The amazing thing is that Mr. Smarty Pants, the agent Boras, didn’t catch on to the Yankees’ game plan until it was too late and Damon was well on his way to being made to look the fool. With any luck, the biggest loser in this mess will prove to be Boras, who might at last be seen as too smart for his own good.

It’s now clear that while the Yankee brass relished last year’s resurgence and will go on expressing their “gratitude” to cats like Damon and Matsui who so helped make it happen, they  deeply resent all the snickering about how they bought the championship, which persists. The charge chafes the Steinbrenners who, after all, must not only meet a monstrous payroll but also pony up for the loathsome luxury tax that nobody else has to pay. Last year, they were assessed $25.7 million for the so-called “competitive balance tax.” Since 2003, that tab has totaled $174 million. When they sign a player for four million large it really costs them about five, etc., ad nauseam.

Even more chagrined by the charge, however, is Cashman, who deeply resents being denied stature in his lodge because it is widely perceived that what he does best is merely say “yes” to outrageous contract demands while amassing a collection of bloated all-stars. The fact that said perception is both unfair and inaccurate hardly matters. It holds quite widely and for Cashman, normally a principled man, that stings.

So he’s determined not to cross the line he’s drawn in the sand even if, as in Damon’s case, he recognizes it’s neither the right thing nor the smart thing to do. Consider what he said about Damon the day he finally slammed the door shut by signing a journeyman has-been named Randy Winn to take his place.

 “Johnny was awesome here. He was great in the clubhouse, great on the field. He is a great competitor, a great person, and a great player. We are going to miss him. We wanted him to stay. We looked forward to having him back. But not at all costs.” That’s quote, unquote, from Brian Cashman.
Sure doesn’t sound like a player you’d want to let slip away when, in the end, the difference, by all reports, was only a couple of million bucks, which is what you have to pay mop-up relievers nowadays. Consider that just days earlier Cashman had given a certain Chad Gaudin a $3 million contract for next season; in the entire post season, Gaudin was used a grand total of one half inning.

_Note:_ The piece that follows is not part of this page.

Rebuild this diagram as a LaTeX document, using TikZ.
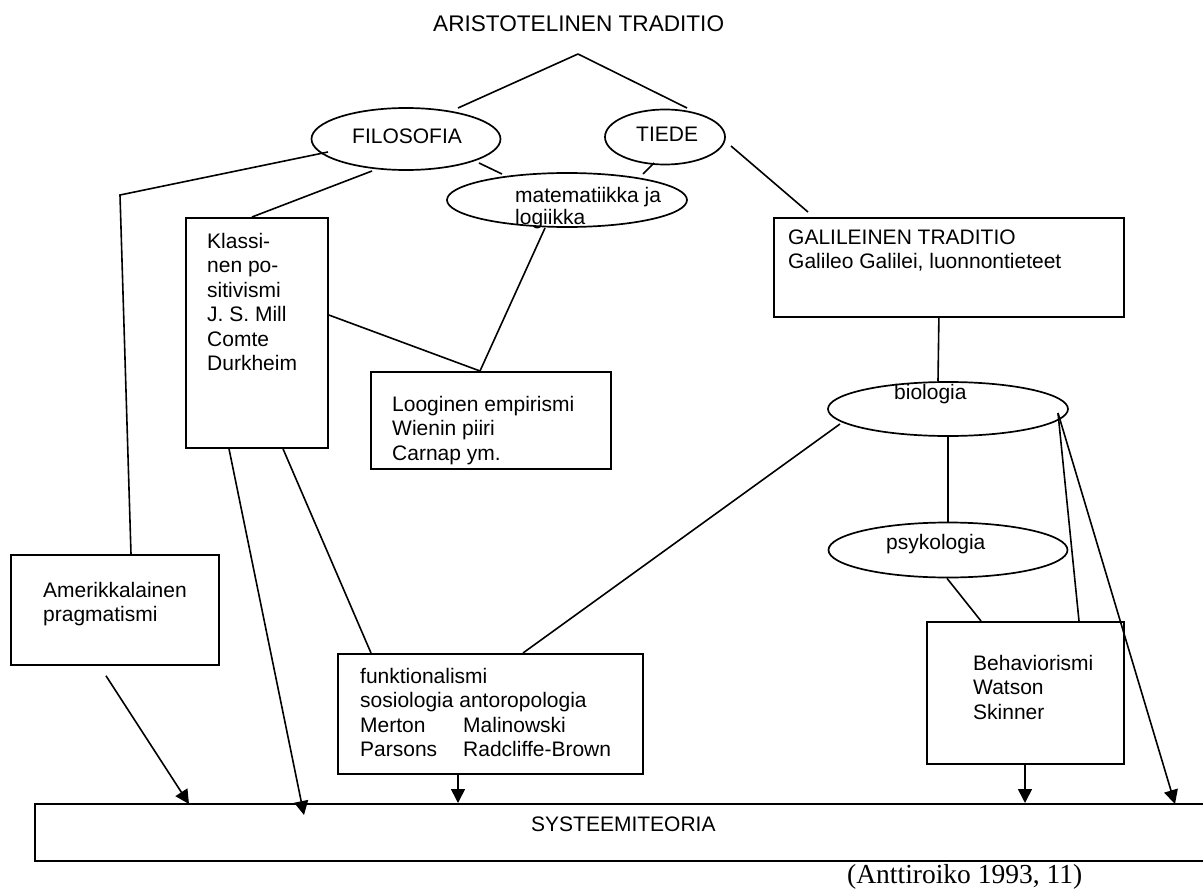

The exiling of Damon is not being well-received in New York, which is hardly the tough and unsentimental town those of us from the alleged “Athens of America” want to believe. Teammates are expressing sorrow. The talk shows whine with regret. The tone of vox populi is overwhelmingly sympathetic. Even the hardened cynics of the tabloids are weeping.  Such respect is mighty rare, especially in such times as these when lamenting the loss of a millionaire is hardly in fashion. The only baseball man I ever recall ripping Damon was Joe Torre in his ill-advised book, and no one has been able to figure out what that was all about.

If the Yankees roll on next season with the replacements excelling, Cashman will take bows and the Steinbrenners will gloat. But if they falter, and elsewhere Damon and Matsui make fresh and grand statements, the recriminations will be dandy. The prospect is to be relished.

Damon and Matsui were not the most glittering of Yankee stars, but they played a choice role every bit as important and it’s a role long cherished in the Bronx. They were the “Old Reliables” in the grand tradition of Tommy Henrich and Hank Bauer and Lou Piniella and Paul O’Neill; smart, resourceful and steadfast players of high style and character always at their best on the big stage, when the stakes were highest and the din was greatest.

They were the Big Game Guys. Such cats are rare – in any dodge!